WRITTEN PROBLEM: Exactly reproduce the lines that run from the one containing "Clone this diagram in TikZ." through the one containing "minimum height=1.08cm] (pen)", ends included, with no pictures.

INPUT:

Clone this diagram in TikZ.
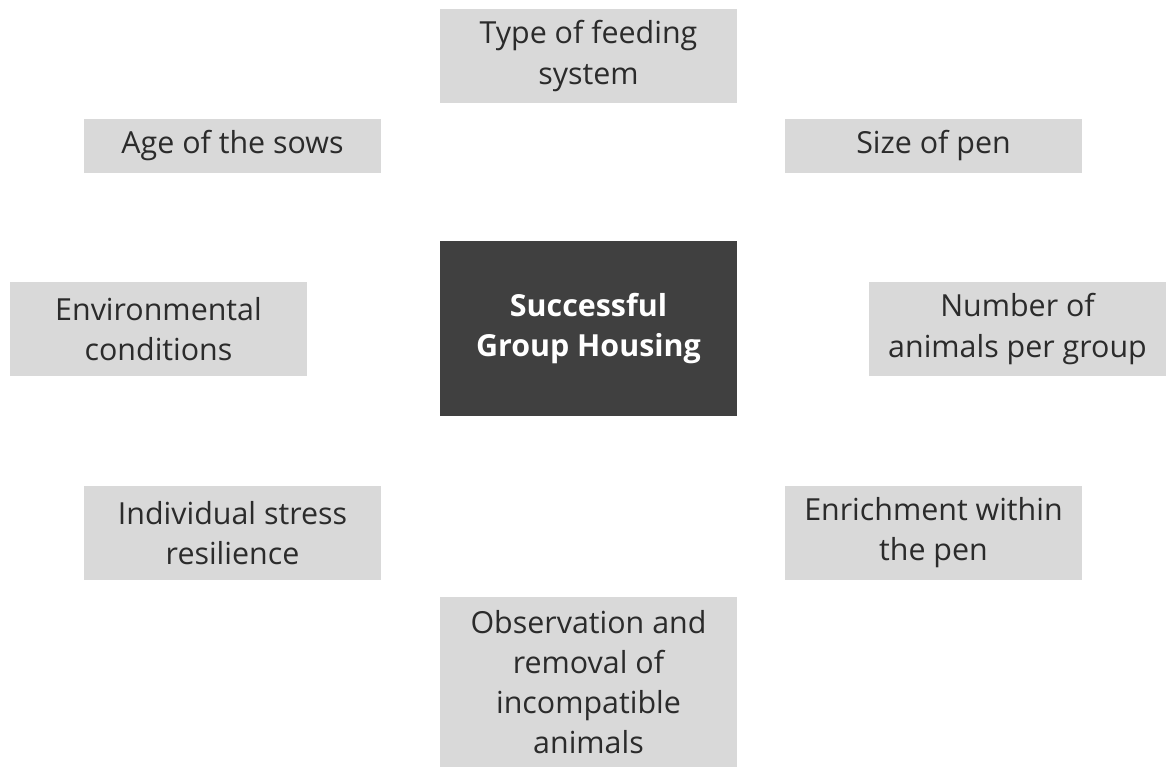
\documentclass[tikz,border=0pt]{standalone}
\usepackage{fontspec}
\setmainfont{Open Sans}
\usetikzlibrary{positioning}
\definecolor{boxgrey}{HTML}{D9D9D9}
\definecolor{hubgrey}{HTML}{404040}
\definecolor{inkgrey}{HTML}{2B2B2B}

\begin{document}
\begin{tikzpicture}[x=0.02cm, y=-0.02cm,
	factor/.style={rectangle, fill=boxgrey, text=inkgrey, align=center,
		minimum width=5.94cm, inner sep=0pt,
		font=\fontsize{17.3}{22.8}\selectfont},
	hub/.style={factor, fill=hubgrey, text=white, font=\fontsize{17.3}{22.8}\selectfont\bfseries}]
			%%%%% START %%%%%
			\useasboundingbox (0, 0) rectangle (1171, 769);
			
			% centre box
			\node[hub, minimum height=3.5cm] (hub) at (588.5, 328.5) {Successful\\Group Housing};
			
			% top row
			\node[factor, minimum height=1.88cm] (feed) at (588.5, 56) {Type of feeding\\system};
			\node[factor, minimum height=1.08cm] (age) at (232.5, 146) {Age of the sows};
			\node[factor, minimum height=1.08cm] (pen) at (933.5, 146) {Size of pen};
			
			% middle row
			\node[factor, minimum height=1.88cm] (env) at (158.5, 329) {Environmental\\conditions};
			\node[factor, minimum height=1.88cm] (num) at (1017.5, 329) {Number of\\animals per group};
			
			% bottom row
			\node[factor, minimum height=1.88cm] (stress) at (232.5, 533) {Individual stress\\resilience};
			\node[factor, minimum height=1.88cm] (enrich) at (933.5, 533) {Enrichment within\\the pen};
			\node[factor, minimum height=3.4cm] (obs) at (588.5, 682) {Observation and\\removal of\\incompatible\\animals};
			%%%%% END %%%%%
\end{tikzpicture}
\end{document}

...

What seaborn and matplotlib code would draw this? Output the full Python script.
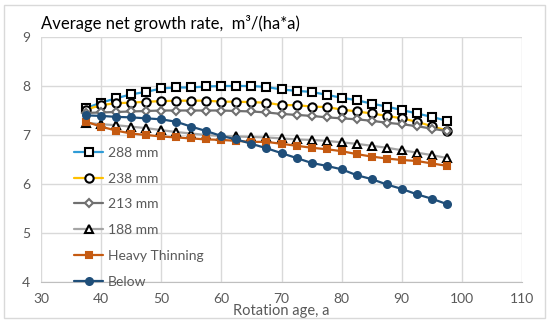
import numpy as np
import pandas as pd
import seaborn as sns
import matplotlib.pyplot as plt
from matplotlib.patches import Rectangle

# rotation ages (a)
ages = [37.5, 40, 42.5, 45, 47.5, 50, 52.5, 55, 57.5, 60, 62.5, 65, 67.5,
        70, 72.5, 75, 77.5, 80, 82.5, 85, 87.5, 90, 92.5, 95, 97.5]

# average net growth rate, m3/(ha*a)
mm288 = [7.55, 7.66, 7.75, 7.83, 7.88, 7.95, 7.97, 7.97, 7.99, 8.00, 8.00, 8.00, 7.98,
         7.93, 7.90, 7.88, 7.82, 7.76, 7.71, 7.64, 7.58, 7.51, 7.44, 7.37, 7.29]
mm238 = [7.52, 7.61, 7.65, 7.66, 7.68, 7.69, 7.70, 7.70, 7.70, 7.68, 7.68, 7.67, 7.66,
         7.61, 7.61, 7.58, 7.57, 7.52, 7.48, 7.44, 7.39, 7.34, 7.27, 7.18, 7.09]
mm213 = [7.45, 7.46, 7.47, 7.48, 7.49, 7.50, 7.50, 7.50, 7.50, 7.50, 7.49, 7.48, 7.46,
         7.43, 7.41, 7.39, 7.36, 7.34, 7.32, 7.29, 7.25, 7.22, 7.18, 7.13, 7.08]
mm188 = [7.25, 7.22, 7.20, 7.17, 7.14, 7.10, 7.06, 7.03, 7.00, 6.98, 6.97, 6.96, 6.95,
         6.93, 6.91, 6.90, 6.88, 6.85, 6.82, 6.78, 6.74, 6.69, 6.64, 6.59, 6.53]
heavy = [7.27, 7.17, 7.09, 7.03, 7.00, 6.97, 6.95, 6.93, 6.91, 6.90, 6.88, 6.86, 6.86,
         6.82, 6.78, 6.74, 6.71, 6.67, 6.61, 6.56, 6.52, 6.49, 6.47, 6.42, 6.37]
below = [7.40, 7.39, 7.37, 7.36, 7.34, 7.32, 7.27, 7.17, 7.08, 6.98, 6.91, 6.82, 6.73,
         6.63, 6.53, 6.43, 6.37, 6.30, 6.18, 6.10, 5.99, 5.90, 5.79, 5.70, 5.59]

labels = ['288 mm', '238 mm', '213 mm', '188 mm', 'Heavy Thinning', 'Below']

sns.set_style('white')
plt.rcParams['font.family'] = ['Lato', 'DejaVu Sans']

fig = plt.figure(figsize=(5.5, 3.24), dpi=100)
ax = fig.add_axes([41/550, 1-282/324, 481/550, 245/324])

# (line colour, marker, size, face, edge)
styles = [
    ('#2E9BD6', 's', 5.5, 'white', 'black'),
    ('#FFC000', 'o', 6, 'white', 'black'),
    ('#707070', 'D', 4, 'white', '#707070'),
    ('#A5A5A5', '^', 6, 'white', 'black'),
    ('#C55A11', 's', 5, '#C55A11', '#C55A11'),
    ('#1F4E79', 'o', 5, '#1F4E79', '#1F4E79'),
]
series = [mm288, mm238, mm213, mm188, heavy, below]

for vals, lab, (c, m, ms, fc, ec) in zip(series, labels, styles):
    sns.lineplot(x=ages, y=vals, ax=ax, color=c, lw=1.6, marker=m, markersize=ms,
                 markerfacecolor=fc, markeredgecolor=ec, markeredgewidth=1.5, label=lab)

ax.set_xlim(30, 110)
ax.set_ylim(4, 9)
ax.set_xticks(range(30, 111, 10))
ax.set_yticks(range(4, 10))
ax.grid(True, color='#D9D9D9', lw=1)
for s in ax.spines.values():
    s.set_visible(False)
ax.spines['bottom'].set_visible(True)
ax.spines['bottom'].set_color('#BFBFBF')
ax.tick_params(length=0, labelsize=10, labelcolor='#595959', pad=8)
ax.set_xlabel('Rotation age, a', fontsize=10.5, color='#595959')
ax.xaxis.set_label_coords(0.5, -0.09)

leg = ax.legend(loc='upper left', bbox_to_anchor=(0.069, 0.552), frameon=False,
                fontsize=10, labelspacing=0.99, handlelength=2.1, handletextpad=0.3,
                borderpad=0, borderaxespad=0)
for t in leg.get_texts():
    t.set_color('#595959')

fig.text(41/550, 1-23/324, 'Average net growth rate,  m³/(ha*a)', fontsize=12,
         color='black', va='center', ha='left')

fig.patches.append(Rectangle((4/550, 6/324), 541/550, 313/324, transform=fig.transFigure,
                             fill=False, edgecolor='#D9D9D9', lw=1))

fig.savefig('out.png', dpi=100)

TASK OUTPUT:
Clone this diagram in TikZ.
\documentclass[tikz,border=0pt]{standalone}
\usepackage{fontspec}
\setmainfont{Open Sans}
\usetikzlibrary{positioning}
\definecolor{boxgrey}{HTML}{D9D9D9}
\definecolor{hubgrey}{HTML}{404040}
\definecolor{inkgrey}{HTML}{2B2B2B}

\begin{document}
\begin{tikzpicture}[x=0.02cm, y=-0.02cm,
	factor/.style={rectangle, fill=boxgrey, text=inkgrey, align=center,
		minimum width=5.94cm, inner sep=0pt,
		font=\fontsize{17.3}{22.8}\selectfont},
	hub/.style={factor, fill=hubgrey, text=white, font=\fontsize{17.3}{22.8}\selectfont\bfseries}]
			%%%%% START %%%%%
			\useasboundingbox (0, 0) rectangle (1171, 769);
			
			% centre box
			\node[hub, minimum height=3.5cm] (hub) at (588.5, 328.5) {Successful\\Group Housing};
			
			% top row
			\node[factor, minimum height=1.88cm] (feed) at (588.5, 56) {Type of feeding\\system};
			\node[factor, minimum height=1.08cm] (age) at (232.5, 146) {Age of the sows};
			\node[factor, minimum height=1.08cm] (pen) at (933.5, 146) {Size of pen};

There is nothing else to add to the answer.